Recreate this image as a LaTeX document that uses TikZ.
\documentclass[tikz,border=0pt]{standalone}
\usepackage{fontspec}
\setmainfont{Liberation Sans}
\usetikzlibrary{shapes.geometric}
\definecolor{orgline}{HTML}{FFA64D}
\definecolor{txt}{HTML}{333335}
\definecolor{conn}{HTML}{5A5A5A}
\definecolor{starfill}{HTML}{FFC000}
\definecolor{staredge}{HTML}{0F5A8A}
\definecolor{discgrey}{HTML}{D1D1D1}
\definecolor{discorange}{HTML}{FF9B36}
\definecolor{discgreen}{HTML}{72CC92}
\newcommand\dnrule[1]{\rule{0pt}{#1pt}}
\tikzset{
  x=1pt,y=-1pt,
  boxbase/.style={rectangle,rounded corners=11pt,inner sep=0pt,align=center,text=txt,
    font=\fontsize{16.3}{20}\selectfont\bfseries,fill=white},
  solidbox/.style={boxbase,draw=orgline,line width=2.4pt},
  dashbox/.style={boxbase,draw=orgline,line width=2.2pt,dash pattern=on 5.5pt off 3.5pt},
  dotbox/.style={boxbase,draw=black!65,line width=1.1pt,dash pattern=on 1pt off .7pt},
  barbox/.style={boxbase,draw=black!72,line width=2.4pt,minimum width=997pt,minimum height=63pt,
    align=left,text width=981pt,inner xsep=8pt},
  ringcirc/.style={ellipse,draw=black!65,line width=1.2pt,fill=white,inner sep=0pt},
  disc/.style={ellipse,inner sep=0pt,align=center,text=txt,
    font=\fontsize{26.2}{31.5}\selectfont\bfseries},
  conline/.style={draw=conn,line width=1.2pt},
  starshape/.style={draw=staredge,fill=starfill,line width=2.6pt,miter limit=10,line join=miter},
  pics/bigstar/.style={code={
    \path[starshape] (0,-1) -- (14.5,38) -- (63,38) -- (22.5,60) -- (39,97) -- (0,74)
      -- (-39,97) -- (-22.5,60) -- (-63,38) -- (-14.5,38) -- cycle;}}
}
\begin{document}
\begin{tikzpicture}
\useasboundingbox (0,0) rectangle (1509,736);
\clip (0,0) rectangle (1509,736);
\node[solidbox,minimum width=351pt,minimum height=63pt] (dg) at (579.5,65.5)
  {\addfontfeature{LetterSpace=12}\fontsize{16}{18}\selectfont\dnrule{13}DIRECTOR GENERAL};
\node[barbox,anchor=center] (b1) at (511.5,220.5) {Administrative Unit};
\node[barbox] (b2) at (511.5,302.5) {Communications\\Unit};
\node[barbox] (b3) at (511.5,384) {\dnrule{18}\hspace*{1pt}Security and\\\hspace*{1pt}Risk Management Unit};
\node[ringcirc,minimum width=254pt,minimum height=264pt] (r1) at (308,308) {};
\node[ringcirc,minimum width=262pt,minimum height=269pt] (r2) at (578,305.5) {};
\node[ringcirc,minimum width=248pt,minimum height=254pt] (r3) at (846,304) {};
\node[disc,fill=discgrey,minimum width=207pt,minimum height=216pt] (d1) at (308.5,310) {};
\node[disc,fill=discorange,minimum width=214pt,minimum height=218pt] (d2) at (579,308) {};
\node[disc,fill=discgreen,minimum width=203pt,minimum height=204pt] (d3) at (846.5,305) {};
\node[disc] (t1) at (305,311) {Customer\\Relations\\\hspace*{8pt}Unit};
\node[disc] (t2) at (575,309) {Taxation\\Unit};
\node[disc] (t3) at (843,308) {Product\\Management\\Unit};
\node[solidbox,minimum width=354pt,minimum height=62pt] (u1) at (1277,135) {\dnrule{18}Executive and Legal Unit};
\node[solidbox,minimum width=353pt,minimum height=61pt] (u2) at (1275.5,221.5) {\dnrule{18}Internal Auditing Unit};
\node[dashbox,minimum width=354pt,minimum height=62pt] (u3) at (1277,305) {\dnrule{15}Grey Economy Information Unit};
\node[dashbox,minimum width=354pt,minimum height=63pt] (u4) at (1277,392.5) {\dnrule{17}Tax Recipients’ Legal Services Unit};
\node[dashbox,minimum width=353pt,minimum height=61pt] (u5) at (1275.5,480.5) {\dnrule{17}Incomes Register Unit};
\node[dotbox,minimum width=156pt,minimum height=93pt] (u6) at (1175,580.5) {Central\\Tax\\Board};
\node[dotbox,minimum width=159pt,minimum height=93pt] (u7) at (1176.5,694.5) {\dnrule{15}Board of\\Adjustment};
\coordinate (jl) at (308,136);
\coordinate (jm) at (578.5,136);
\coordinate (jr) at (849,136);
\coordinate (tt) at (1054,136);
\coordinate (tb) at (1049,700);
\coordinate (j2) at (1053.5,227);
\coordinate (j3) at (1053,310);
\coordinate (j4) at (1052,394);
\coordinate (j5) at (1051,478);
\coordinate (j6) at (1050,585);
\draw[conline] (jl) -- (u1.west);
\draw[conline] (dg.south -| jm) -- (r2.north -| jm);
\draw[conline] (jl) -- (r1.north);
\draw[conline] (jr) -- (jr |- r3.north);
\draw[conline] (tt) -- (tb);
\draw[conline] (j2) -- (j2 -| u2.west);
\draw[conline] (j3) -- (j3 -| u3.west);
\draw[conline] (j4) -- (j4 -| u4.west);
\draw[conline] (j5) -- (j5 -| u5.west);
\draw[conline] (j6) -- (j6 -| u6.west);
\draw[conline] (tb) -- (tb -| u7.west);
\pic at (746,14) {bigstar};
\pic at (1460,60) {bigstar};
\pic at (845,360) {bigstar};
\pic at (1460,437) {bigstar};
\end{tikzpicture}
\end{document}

★ ★ ★

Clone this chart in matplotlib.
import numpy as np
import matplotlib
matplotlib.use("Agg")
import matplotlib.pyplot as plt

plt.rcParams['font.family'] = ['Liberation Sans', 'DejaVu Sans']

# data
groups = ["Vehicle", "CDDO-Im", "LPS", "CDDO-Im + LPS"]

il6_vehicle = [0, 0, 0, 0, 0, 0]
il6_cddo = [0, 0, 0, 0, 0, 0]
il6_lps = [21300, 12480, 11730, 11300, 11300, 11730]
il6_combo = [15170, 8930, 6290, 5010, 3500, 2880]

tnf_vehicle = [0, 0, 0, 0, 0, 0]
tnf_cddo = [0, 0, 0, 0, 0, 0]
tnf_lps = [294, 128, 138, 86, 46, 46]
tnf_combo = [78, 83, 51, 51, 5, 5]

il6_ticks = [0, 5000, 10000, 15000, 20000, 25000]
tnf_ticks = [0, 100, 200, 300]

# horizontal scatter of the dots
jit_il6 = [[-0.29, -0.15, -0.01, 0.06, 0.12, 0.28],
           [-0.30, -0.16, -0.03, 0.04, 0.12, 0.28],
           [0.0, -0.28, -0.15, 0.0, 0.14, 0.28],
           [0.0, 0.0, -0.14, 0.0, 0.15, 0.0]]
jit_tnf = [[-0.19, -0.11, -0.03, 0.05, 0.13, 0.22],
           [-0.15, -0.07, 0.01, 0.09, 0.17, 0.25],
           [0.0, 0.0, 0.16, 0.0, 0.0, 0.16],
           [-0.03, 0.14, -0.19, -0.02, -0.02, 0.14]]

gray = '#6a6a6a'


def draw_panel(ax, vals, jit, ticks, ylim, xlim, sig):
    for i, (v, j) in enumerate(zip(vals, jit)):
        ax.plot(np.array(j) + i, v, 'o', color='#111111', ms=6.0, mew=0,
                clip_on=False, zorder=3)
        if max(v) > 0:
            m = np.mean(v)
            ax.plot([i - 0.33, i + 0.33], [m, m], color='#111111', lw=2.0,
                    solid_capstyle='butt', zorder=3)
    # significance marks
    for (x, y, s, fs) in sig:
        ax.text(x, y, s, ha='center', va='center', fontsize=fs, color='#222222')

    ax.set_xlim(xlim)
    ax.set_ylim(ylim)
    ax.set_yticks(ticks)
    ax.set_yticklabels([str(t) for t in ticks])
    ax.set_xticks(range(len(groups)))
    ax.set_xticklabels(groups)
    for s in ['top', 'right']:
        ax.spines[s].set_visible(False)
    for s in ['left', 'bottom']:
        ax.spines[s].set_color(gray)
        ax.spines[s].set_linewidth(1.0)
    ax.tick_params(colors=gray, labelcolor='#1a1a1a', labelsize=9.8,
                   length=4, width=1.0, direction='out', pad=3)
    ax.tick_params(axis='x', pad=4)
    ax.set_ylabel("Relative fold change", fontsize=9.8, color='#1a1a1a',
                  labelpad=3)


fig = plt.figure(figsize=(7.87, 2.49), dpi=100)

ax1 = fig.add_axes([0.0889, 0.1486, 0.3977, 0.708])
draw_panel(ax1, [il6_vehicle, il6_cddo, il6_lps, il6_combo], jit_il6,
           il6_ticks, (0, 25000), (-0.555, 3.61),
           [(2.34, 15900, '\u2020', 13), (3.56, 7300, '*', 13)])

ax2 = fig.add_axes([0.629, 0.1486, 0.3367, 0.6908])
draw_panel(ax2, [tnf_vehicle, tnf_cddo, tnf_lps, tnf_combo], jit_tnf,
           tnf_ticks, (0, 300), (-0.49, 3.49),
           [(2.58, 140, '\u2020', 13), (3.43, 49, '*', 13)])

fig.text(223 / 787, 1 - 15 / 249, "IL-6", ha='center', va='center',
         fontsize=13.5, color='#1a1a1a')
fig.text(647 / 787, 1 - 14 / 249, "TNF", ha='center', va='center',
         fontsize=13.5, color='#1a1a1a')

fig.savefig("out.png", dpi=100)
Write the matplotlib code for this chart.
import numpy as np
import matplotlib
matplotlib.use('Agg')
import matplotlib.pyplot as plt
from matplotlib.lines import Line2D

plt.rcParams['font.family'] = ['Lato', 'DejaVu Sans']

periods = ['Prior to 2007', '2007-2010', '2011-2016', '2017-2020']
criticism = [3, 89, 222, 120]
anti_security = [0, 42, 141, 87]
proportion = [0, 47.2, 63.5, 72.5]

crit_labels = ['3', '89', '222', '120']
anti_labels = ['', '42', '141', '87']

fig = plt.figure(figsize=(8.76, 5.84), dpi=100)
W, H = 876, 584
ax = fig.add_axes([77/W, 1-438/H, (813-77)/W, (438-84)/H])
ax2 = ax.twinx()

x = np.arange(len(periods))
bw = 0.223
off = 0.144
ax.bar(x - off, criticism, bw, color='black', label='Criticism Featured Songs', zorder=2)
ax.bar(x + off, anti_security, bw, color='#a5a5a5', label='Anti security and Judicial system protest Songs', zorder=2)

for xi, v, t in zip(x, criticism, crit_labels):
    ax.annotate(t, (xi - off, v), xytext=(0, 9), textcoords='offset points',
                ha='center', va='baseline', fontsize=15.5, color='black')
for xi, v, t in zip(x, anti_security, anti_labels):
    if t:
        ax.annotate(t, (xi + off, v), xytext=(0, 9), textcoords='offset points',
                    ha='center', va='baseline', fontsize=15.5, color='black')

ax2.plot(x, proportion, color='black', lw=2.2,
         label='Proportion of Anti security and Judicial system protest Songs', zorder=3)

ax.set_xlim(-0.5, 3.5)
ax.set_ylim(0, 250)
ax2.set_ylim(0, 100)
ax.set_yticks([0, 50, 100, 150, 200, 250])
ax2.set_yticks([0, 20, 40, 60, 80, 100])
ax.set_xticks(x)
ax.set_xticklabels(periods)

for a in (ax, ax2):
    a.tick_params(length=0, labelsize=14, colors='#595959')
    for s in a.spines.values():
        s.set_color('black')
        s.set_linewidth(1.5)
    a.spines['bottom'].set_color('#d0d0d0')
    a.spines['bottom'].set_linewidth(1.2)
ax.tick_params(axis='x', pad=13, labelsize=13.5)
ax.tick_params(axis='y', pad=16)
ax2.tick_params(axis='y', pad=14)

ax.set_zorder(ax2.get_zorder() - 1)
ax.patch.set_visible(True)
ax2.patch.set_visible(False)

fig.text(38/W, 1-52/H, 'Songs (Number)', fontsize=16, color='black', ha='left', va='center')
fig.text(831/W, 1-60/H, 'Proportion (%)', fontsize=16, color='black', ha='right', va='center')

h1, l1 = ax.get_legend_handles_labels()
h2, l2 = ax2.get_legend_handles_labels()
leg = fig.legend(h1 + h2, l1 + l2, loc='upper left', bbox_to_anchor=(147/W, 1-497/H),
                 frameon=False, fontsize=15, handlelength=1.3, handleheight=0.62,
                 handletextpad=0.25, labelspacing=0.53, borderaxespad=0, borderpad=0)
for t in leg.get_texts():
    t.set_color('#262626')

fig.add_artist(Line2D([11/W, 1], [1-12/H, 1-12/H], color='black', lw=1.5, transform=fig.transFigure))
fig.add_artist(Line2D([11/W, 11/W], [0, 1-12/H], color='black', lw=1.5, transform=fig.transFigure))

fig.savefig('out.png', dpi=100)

★ ★ ★

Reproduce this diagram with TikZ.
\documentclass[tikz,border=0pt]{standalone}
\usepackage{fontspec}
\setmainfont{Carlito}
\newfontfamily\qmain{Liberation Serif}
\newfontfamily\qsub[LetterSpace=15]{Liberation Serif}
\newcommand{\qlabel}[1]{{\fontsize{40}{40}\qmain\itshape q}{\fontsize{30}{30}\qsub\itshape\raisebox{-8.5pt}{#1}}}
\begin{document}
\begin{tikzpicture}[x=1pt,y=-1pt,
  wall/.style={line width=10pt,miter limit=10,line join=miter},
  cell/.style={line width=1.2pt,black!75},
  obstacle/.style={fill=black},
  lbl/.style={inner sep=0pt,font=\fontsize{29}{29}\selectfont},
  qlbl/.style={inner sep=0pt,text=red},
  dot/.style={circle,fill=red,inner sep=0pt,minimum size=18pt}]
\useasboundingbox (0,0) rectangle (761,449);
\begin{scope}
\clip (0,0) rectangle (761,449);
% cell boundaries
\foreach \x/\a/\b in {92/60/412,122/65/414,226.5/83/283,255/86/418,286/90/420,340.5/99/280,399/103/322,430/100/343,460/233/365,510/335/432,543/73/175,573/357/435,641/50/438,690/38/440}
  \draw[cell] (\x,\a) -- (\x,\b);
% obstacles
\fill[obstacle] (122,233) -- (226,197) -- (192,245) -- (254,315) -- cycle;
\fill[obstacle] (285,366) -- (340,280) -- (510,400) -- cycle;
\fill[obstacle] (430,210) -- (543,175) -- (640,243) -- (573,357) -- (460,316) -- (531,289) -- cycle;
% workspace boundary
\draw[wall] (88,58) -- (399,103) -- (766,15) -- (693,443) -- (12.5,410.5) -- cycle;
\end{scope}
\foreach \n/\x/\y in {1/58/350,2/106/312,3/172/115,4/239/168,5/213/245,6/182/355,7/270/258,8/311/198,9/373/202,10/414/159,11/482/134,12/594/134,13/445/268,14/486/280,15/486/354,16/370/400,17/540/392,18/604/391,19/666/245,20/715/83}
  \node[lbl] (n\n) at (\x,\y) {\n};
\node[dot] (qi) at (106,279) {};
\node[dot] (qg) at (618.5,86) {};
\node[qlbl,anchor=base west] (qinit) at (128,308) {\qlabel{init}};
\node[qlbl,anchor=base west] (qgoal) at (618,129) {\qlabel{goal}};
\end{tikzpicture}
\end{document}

★ ★ ★

• [Directive]
Take the line containing "Write the matplotlib code for this chart." and the line containing "proportion = [0, 47.2, 63.5, 72.5]". Write out both and all lines between, exactly, and nothing more.

• [Result of this task]
Write the matplotlib code for this chart.
import numpy as np
import matplotlib
matplotlib.use('Agg')
import matplotlib.pyplot as plt
from matplotlib.lines import Line2D

plt.rcParams['font.family'] = ['Lato', 'DejaVu Sans']

periods = ['Prior to 2007', '2007-2010', '2011-2016', '2017-2020']
criticism = [3, 89, 222, 120]
anti_security = [0, 42, 141, 87]
proportion = [0, 47.2, 63.5, 72.5]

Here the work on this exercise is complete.